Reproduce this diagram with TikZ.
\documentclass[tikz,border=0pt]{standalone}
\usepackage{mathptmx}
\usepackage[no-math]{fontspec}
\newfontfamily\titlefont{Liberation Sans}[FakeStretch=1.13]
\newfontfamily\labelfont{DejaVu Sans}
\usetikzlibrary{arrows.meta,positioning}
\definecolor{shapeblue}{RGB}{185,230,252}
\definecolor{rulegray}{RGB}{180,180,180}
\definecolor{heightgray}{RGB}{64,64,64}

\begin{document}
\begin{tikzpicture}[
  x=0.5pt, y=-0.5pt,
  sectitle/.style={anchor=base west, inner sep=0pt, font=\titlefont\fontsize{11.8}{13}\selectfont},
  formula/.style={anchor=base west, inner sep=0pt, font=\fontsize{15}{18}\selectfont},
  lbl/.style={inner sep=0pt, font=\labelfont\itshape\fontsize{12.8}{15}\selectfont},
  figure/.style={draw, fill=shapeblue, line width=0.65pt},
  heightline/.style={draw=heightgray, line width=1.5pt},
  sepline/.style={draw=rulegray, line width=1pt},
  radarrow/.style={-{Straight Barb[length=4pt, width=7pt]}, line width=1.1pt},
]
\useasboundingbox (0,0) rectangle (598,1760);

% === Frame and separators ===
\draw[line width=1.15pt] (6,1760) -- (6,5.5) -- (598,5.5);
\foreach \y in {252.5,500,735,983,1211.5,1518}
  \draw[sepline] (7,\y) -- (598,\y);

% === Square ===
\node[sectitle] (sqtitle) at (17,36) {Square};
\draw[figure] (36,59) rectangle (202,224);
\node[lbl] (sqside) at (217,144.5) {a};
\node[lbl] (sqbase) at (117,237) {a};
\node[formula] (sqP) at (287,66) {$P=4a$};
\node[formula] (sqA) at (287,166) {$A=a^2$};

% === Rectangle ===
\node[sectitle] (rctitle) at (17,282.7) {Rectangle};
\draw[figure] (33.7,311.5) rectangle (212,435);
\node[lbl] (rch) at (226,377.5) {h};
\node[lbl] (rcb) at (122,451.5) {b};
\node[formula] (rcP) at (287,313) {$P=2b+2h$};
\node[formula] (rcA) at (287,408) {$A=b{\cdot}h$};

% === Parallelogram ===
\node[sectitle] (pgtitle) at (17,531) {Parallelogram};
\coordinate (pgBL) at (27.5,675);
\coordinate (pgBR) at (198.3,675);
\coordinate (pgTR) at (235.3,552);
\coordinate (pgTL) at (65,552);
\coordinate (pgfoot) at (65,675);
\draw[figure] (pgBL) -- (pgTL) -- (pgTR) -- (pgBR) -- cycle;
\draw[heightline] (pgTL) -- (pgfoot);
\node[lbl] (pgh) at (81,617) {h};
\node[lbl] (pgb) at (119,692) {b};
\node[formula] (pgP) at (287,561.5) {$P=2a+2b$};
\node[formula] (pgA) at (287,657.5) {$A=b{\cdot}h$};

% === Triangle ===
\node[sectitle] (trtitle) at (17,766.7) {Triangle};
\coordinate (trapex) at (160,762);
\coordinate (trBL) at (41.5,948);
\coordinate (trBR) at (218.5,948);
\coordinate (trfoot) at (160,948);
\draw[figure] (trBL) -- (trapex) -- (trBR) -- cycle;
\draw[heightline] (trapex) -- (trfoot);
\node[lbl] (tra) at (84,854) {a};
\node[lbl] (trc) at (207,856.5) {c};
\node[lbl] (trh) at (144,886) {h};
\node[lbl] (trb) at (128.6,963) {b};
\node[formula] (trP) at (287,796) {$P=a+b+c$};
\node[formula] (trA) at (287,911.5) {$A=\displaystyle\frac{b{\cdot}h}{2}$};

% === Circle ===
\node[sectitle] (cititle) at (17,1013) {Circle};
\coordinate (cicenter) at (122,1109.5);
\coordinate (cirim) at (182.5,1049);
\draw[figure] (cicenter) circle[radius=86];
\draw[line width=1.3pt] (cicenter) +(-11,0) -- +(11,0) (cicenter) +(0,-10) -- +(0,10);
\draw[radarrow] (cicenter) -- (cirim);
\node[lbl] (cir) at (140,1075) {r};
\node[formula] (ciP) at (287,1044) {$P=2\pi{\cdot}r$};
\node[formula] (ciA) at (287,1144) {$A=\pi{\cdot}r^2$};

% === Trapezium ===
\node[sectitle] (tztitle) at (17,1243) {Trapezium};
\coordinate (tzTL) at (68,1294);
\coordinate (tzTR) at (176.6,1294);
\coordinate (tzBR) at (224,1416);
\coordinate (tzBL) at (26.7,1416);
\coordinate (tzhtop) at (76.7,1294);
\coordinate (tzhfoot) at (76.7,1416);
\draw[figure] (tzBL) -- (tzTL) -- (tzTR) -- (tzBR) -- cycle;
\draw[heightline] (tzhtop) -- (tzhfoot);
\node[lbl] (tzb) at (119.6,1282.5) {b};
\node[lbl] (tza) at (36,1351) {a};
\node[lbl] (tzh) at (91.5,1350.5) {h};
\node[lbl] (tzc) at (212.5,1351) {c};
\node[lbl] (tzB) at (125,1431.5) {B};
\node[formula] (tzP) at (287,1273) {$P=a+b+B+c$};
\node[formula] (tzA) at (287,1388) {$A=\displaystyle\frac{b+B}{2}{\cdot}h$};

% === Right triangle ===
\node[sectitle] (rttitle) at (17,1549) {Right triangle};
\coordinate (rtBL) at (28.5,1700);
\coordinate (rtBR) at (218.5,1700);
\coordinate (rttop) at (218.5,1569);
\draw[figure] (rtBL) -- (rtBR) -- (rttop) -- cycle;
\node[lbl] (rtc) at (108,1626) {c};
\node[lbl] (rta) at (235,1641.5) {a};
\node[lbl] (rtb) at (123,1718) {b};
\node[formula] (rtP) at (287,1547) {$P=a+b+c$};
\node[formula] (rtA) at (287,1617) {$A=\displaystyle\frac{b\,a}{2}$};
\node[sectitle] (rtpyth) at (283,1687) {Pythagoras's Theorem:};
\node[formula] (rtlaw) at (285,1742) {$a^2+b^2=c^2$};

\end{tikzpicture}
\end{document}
################
PROBLEM REQUIREMENTS
Return the full listing, character for character.

FULL SOLUTION
Reproduce this diagram with TikZ.
\documentclass[tikz,border=0pt]{standalone}
\usepackage{mathptmx}
\usepackage[no-math]{fontspec}
\newfontfamily\titlefont{Liberation Sans}[FakeStretch=1.13]
\newfontfamily\labelfont{DejaVu Sans}
\usetikzlibrary{arrows.meta,positioning}
\definecolor{shapeblue}{RGB}{185,230,252}
\definecolor{rulegray}{RGB}{180,180,180}
\definecolor{heightgray}{RGB}{64,64,64}

\begin{document}
\begin{tikzpicture}[
  x=0.5pt, y=-0.5pt,
  sectitle/.style={anchor=base west, inner sep=0pt, font=\titlefont\fontsize{11.8}{13}\selectfont},
  formula/.style={anchor=base west, inner sep=0pt, font=\fontsize{15}{18}\selectfont},
  lbl/.style={inner sep=0pt, font=\labelfont\itshape\fontsize{12.8}{15}\selectfont},
  figure/.style={draw, fill=shapeblue, line width=0.65pt},
  heightline/.style={draw=heightgray, line width=1.5pt},
  sepline/.style={draw=rulegray, line width=1pt},
  radarrow/.style={-{Straight Barb[length=4pt, width=7pt]}, line width=1.1pt},
]
\useasboundingbox (0,0) rectangle (598,1760);

% === Frame and separators ===
\draw[line width=1.15pt] (6,1760) -- (6,5.5) -- (598,5.5);
\foreach \y in {252.5,500,735,983,1211.5,1518}
  \draw[sepline] (7,\y) -- (598,\y);

% === Square ===
\node[sectitle] (sqtitle) at (17,36) {Square};
\draw[figure] (36,59) rectangle (202,224);
\node[lbl] (sqside) at (217,144.5) {a};
\node[lbl] (sqbase) at (117,237) {a};
\node[formula] (sqP) at (287,66) {$P=4a$};
\node[formula] (sqA) at (287,166) {$A=a^2$};

% === Rectangle ===
\node[sectitle] (rctitle) at (17,282.7) {Rectangle};
\draw[figure] (33.7,311.5) rectangle (212,435);
\node[lbl] (rch) at (226,377.5) {h};
\node[lbl] (rcb) at (122,451.5) {b};
\node[formula] (rcP) at (287,313) {$P=2b+2h$};
\node[formula] (rcA) at (287,408) {$A=b{\cdot}h$};

% === Parallelogram ===
\node[sectitle] (pgtitle) at (17,531) {Parallelogram};
\coordinate (pgBL) at (27.5,675);
\coordinate (pgBR) at (198.3,675);
\coordinate (pgTR) at (235.3,552);
\coordinate (pgTL) at (65,552);
\coordinate (pgfoot) at (65,675);
\draw[figure] (pgBL) -- (pgTL) -- (pgTR) -- (pgBR) -- cycle;
\draw[heightline] (pgTL) -- (pgfoot);
\node[lbl] (pgh) at (81,617) {h};
\node[lbl] (pgb) at (119,692) {b};
\node[formula] (pgP) at (287,561.5) {$P=2a+2b$};
\node[formula] (pgA) at (287,657.5) {$A=b{\cdot}h$};

% === Triangle ===
\node[sectitle] (trtitle) at (17,766.7) {Triangle};
\coordinate (trapex) at (160,762);
\coordinate (trBL) at (41.5,948);
\coordinate (trBR) at (218.5,948);
\coordinate (trfoot) at (160,948);
\draw[figure] (trBL) -- (trapex) -- (trBR) -- cycle;
\draw[heightline] (trapex) -- (trfoot);
\node[lbl] (tra) at (84,854) {a};
\node[lbl] (trc) at (207,856.5) {c};
\node[lbl] (trh) at (144,886) {h};
\node[lbl] (trb) at (128.6,963) {b};
\node[formula] (trP) at (287,796) {$P=a+b+c$};
\node[formula] (trA) at (287,911.5) {$A=\displaystyle\frac{b{\cdot}h}{2}$};

% === Circle ===
\node[sectitle] (cititle) at (17,1013) {Circle};
\coordinate (cicenter) at (122,1109.5);
\coordinate (cirim) at (182.5,1049);
\draw[figure] (cicenter) circle[radius=86];
\draw[line width=1.3pt] (cicenter) +(-11,0) -- +(11,0) (cicenter) +(0,-10) -- +(0,10);
\draw[radarrow] (cicenter) -- (cirim);
\node[lbl] (cir) at (140,1075) {r};
\node[formula] (ciP) at (287,1044) {$P=2\pi{\cdot}r$};
\node[formula] (ciA) at (287,1144) {$A=\pi{\cdot}r^2$};

% === Trapezium ===
\node[sectitle] (tztitle) at (17,1243) {Trapezium};
\coordinate (tzTL) at (68,1294);
\coordinate (tzTR) at (176.6,1294);
\coordinate (tzBR) at (224,1416);
\coordinate (tzBL) at (26.7,1416);
\coordinate (tzhtop) at (76.7,1294);
\coordinate (tzhfoot) at (76.7,1416);
\draw[figure] (tzBL) -- (tzTL) -- (tzTR) -- (tzBR) -- cycle;
\draw[heightline] (tzhtop) -- (tzhfoot);
\node[lbl] (tzb) at (119.6,1282.5) {b};
\node[lbl] (tza) at (36,1351) {a};
\node[lbl] (tzh) at (91.5,1350.5) {h};
\node[lbl] (tzc) at (212.5,1351) {c};
\node[lbl] (tzB) at (125,1431.5) {B};
\node[formula] (tzP) at (287,1273) {$P=a+b+B+c$};
\node[formula] (tzA) at (287,1388) {$A=\displaystyle\frac{b+B}{2}{\cdot}h$};

% === Right triangle ===
\node[sectitle] (rttitle) at (17,1549) {Right triangle};
\coordinate (rtBL) at (28.5,1700);
\coordinate (rtBR) at (218.5,1700);
\coordinate (rttop) at (218.5,1569);
\draw[figure] (rtBL) -- (rtBR) -- (rttop) -- cycle;
\node[lbl] (rtc) at (108,1626) {c};
\node[lbl] (rta) at (235,1641.5) {a};
\node[lbl] (rtb) at (123,1718) {b};
\node[formula] (rtP) at (287,1547) {$P=a+b+c$};
\node[formula] (rtA) at (287,1617) {$A=\displaystyle\frac{b\,a}{2}$};
\node[sectitle] (rtpyth) at (283,1687) {Pythagoras's Theorem:};
\node[formula] (rtlaw) at (285,1742) {$a^2+b^2=c^2$};

\end{tikzpicture}
\end{document}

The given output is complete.